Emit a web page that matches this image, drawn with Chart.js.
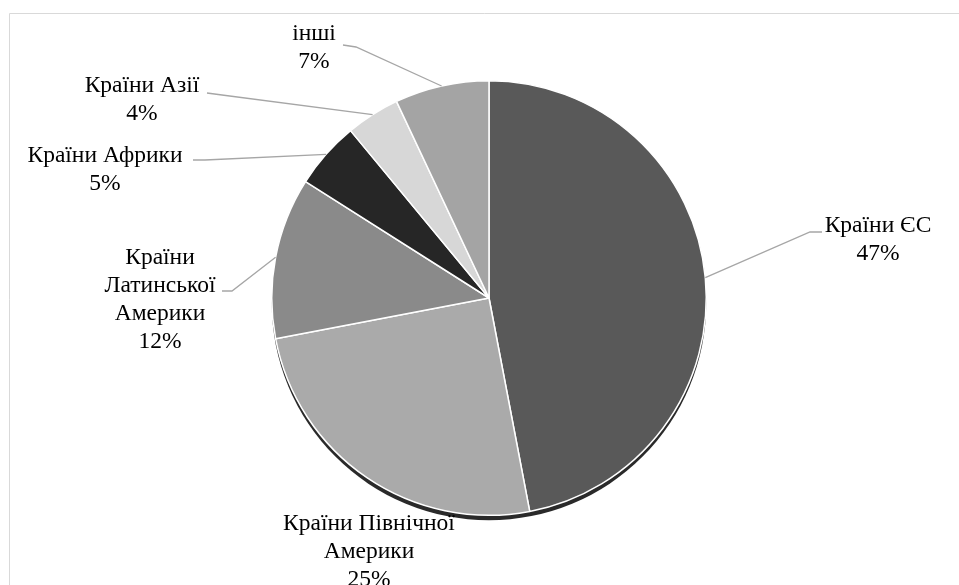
<!DOCTYPE html>
<html>
<head>
<meta charset="utf-8">
<script src="https://cdn.jsdelivr.net/npm/chart.js@4.4.0/dist/chart.umd.min.js"></script>
<style>
  html, body { margin: 0; padding: 0; background: #ffffff; }
  #wrap { width: 959px; height: 585px; position: relative; }
</style>
</head>
<body>
<div id="wrap"><canvas id="c" width="959" height="585"></canvas></div>
<script>
// ---- data ----
const categories = [
  ['Країни ЄС'],
  ['Країни Північної', 'Америки'],
  ['Країни', 'Латинської', 'Америки'],
  ['Країни Африки'],
  ['Країни Азії'],
  ['інші']
];
const shares = [47, 25, 12, 5, 4, 7];
const percentLabels = ['47%', '25%', '12%', '5%', '4%', '7%'];

// ---- styling ----
const sliceColors = ['#595959', '#aaaaaa', '#8a8a8a', '#262626', '#d7d7d7', '#a4a4a4'];
// label block: centre x, first line y, elbow start point, elbow bend point (null = no leader)
const labelLayout = [
  { cx: 878, y: 226, start: [822, 232], bend: [810, 232] },
  { cx: 369, y: 524, start: null, bend: null },
  { cx: 160, y: 258, start: [222, 291], bend: [232, 291] },
  { cx: 105, y: 156, start: [193, 160], bend: [205, 160] },
  { cx: 142, y: 86,  start: [207, 93],  bend: [222, 95] },
  { cx: 314, y: 34,  start: [343, 45],  bend: [356, 47] }
];
const FONT = '23.5px "Liberation Serif", "Times New Roman", serif';
const LINE_H = 28;

const framePlugin = {
  id: 'frame',
  beforeDraw(chart) {
    const ctx = chart.ctx;
    ctx.save();
    ctx.strokeStyle = '#d9d9d9';
    ctx.lineWidth = 1;
    ctx.beginPath();
    ctx.moveTo(9.5, 600);
    ctx.lineTo(9.5, 13.5);
    ctx.lineTo(1000, 13.5);
    ctx.stroke();
    ctx.restore();
  }
};

const shadowPlugin = {
  id: 'pieShadow',
  beforeDatasetsDraw(chart) {
    const arcs = chart.getDatasetMeta(0).data;
    if (!arcs.length) return;
    const a = arcs[0];
    const ctx = chart.ctx;
    ctx.save();
    ctx.fillStyle = '#2a2a2a';
    ctx.beginPath();
    ctx.arc(a.x, a.y + 5, a.outerRadius, 0, Math.PI * 2);
    ctx.fill();
    ctx.restore();
  }
};

const labelPlugin = {
  id: 'pieLabels',
  afterDatasetsDraw(chart) {
    const arcs = chart.getDatasetMeta(0).data;
    const ctx = chart.ctx;
    ctx.save();
    arcs.forEach((arc, i) => {
      const L = labelLayout[i];
      const mid = (arc.startAngle + arc.endAngle) / 2;
      const ex = arc.x + Math.cos(mid) * arc.outerRadius;
      const ey = arc.y + Math.sin(mid) * arc.outerRadius;
      if (L.start) {
        ctx.strokeStyle = '#a6a6a6';
        ctx.lineWidth = 1.3;
        ctx.beginPath();
        ctx.moveTo(L.start[0], L.start[1]);
        ctx.lineTo(L.bend[0], L.bend[1]);
        ctx.lineTo(ex, ey);
        ctx.stroke();
      }
      ctx.fillStyle = '#000000';
      ctx.font = FONT;
      ctx.textAlign = 'center';
      ctx.textBaseline = 'middle';
      const lines = categories[i].concat([percentLabels[i]]);
      lines.forEach((t, k) => ctx.fillText(t, L.cx, L.y + k * LINE_H));
    });
    ctx.restore();
  }
};

new Chart(document.getElementById('c'), {
  type: 'pie',
  data: {
    labels: categories.map(c => c.join(' ')),
    datasets: [{
      data: shares,
      backgroundColor: sliceColors,
      borderColor: '#ffffff',
      borderWidth: 1.5
    }]
  },
  options: {
    responsive: false,
    animation: false,
    layout: { padding: { top: 80, bottom: 69, left: 271, right: 252 } },
    plugins: {
      legend: { display: false },
      tooltip: { enabled: false },
      title: { display: false }
    }
  },
  plugins: [framePlugin, shadowPlugin, labelPlugin]
});
</script>
</body>
</html>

REQUIREMENT: Working from the material above, transcribe it exactly while omitting pictures.

RESPONSE TO THE EXERCISE:
Emit a web page that matches this image, drawn with Chart.js.
<!DOCTYPE html>
<html>
<head>
<meta charset="utf-8">
<script src="https://cdn.jsdelivr.net/npm/chart.js@4.4.0/dist/chart.umd.min.js"></script>
<style>
  html, body { margin: 0; padding: 0; background: #ffffff; }
  #wrap { width: 959px; height: 585px; position: relative; }
</style>
</head>
<body>
<div id="wrap"><canvas id="c" width="959" height="585"></canvas></div>
<script>
// ---- data ----
const categories = [
  ['Країни ЄС'],
  ['Країни Північної', 'Америки'],
  ['Країни', 'Латинської', 'Америки'],
  ['Країни Африки'],
  ['Країни Азії'],
  ['інші']
];
const shares = [47, 25, 12, 5, 4, 7];
const percentLabels = ['47%', '25%', '12%', '5%', '4%', '7%'];

// ---- styling ----
const sliceColors = ['#595959', '#aaaaaa', '#8a8a8a', '#262626', '#d7d7d7', '#a4a4a4'];
// label block: centre x, first line y, elbow start point, elbow bend point (null = no leader)
const labelLayout = [
  { cx: 878, y: 226, start: [822, 232], bend: [810, 232] },
  { cx: 369, y: 524, start: null, bend: null },
  { cx: 160, y: 258, start: [222, 291], bend: [232, 291] },
  { cx: 105, y: 156, start: [193, 160], bend: [205, 160] },
  { cx: 142, y: 86,  start: [207, 93],  bend: [222, 95] },
  { cx: 314, y: 34,  start: [343, 45],  bend: [356, 47] }
];
const FONT = '23.5px "Liberation Serif", "Times New Roman", serif';
const LINE_H = 28;

const framePlugin = {
  id: 'frame',
  beforeDraw(chart) {
    const ctx = chart.ctx;
    ctx.save();
    ctx.strokeStyle = '#d9d9d9';
    ctx.lineWidth = 1;
    ctx.beginPath();
    ctx.moveTo(9.5, 600);
    ctx.lineTo(9.5, 13.5);
    ctx.lineTo(1000, 13.5);
    ctx.stroke();
    ctx.restore();
  }
};

const shadowPlugin = {
  id: 'pieShadow',
  beforeDatasetsDraw(chart) {
    const arcs = chart.getDatasetMeta(0).data;
    if (!arcs.length) return;
    const a = arcs[0];
    const ctx = chart.ctx;
    ctx.save();
    ctx.fillStyle = '#2a2a2a';
    ctx.beginPath();
    ctx.arc(a.x, a.y + 5, a.outerRadius, 0, Math.PI * 2);
    ctx.fill();
    ctx.restore();
  }
};

const labelPlugin = {
  id: 'pieLabels',
  afterDatasetsDraw(chart) {
    const arcs = chart.getDatasetMeta(0).data;
    const ctx = chart.ctx;
    ctx.save();
    arcs.forEach((arc, i) => {
      const L = labelLayout[i];
      const mid = (arc.startAngle + arc.endAngle) / 2;
      const ex = arc.x + Math.cos(mid) * arc.outerRadius;
      const ey = arc.y + Math.sin(mid) * arc.outerRadius;
      if (L.start) {
        ctx.strokeStyle = '#a6a6a6';
        ctx.lineWidth = 1.3;
        ctx.beginPath();
        ctx.moveTo(L.start[0], L.start[1]);
        ctx.lineTo(L.bend[0], L.bend[1]);
        ctx.lineTo(ex, ey);
        ctx.stroke();
      }
      ctx.fillStyle = '#000000';
      ctx.font = FONT;
      ctx.textAlign = 'center';
      ctx.textBaseline = 'middle';
      const lines = categories[i].concat([percentLabels[i]]);
      lines.forEach((t, k) => ctx.fillText(t, L.cx, L.y + k * LINE_H));
    });
    ctx.restore();
  }
};

new Chart(document.getElementById('c'), {
  type: 'pie',
  data: {
    labels: categories.map(c => c.join(' ')),
    datasets: [{
      data: shares,
      backgroundColor: sliceColors,
      borderColor: '#ffffff',
      borderWidth: 1.5
    }]
  },
  options: {
    responsive: false,
    animation: false,
    layout: { padding: { top: 80, bottom: 69, left: 271, right: 252 } },
    plugins: {
      legend: { display: false },
      tooltip: { enabled: false },
      title: { display: false }
    }
  },
  plugins: [framePlugin, shadowPlugin, labelPlugin]
});
</script>
</body>
</html>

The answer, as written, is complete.